Joyce worked in the kitchen when I was a waitress. I met her 20 years ago, when I was 17. She fed me literally and she fed my spirit. I sat on a milk crate while she rolled out dough and she spoke to a young girl who was so angry and so confused in so many ways. For the whole time I was at the restaurant, she made me feel special and gave me love and truth.
She is one of the most hard-working, humble, honest and beautiful people I've ever known. This has been a season of reunion...for some reason I'm being called to look at so many places and people all at once who have touched my life and it's an overwhelming blessing. She was so happy to see me, it felt really good to feel that genuine mutual gratitude, and I'm amazed to say that it's not the only time it's happened lately. This one was a special surprise though.
If I never have anyone else pay attention to me or identify the person in me who needs an ear and a shoulder, seeing her again reminded me that I'd already been blessed beyond measure.
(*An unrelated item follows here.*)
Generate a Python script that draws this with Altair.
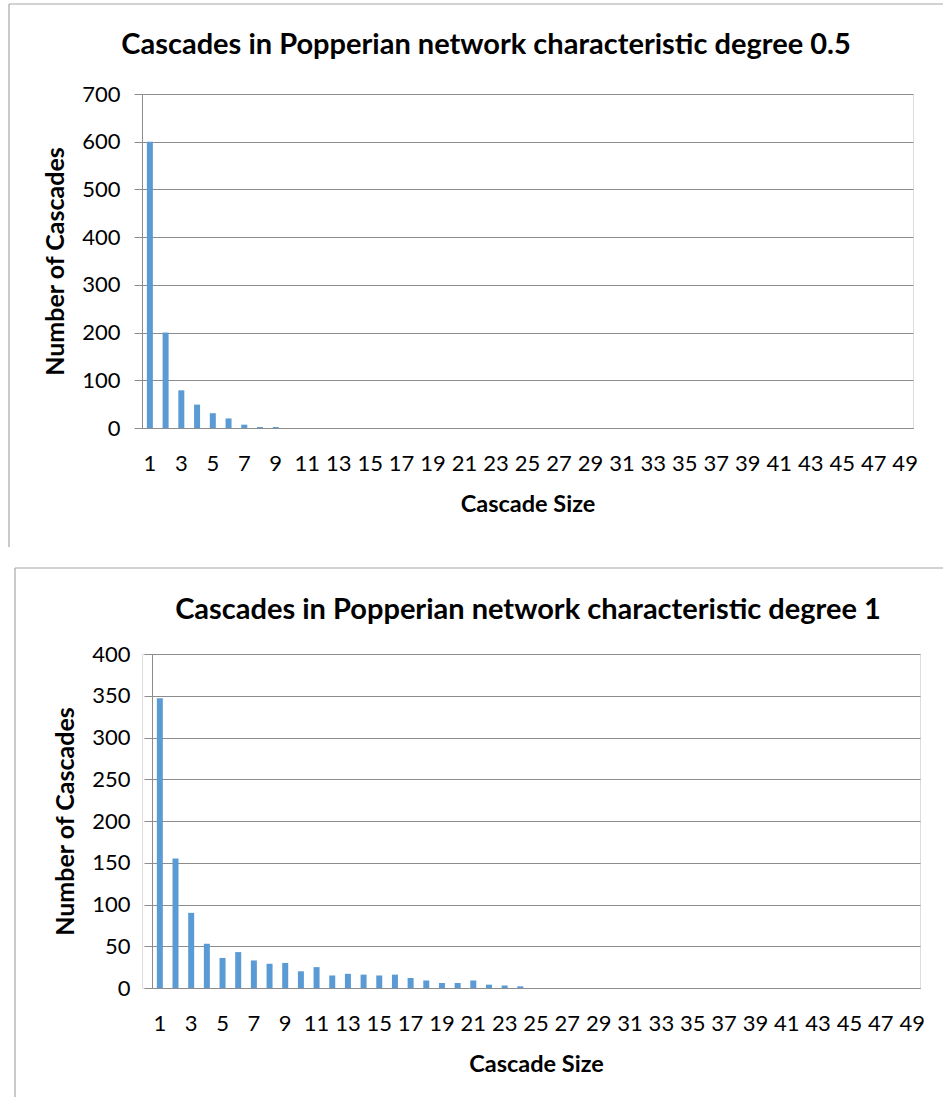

So amazing how you can go back 20 years in 2 seconds and feel so much the same. Another theme of my life has been how friendship and relationship are in no way about color, ethnicity, cultural identity or age and this was one of the first relationships that taught me that.
It's so important sometimes - no matter how uncomfortable it is, and make no mistake, there has been no shortage of discomfort here - to go back to where you were to find out how you got where you are. I don't know what caused all of this to happen at the same time, but that's how the fall rolled out. That's my life now. Even though I'm not comfortable with where I am, even though I'm still too-often focused on the lack of some things that feel so essential to my soul and heart and mind instead of the ridiculous excess of some other great things, I'm still living every day. I'm showing up to see these old faces along with some of the news ones that sustain me. And I'm grateful that doing this put me back in the same room with Joyce even for a few hours.






I have my own Joyce--her name is Gioia--and had my own milk crate and my own 17 year old angst with which she helped. After reading this post, I'm going to try and get in touch with her. Thank you for this.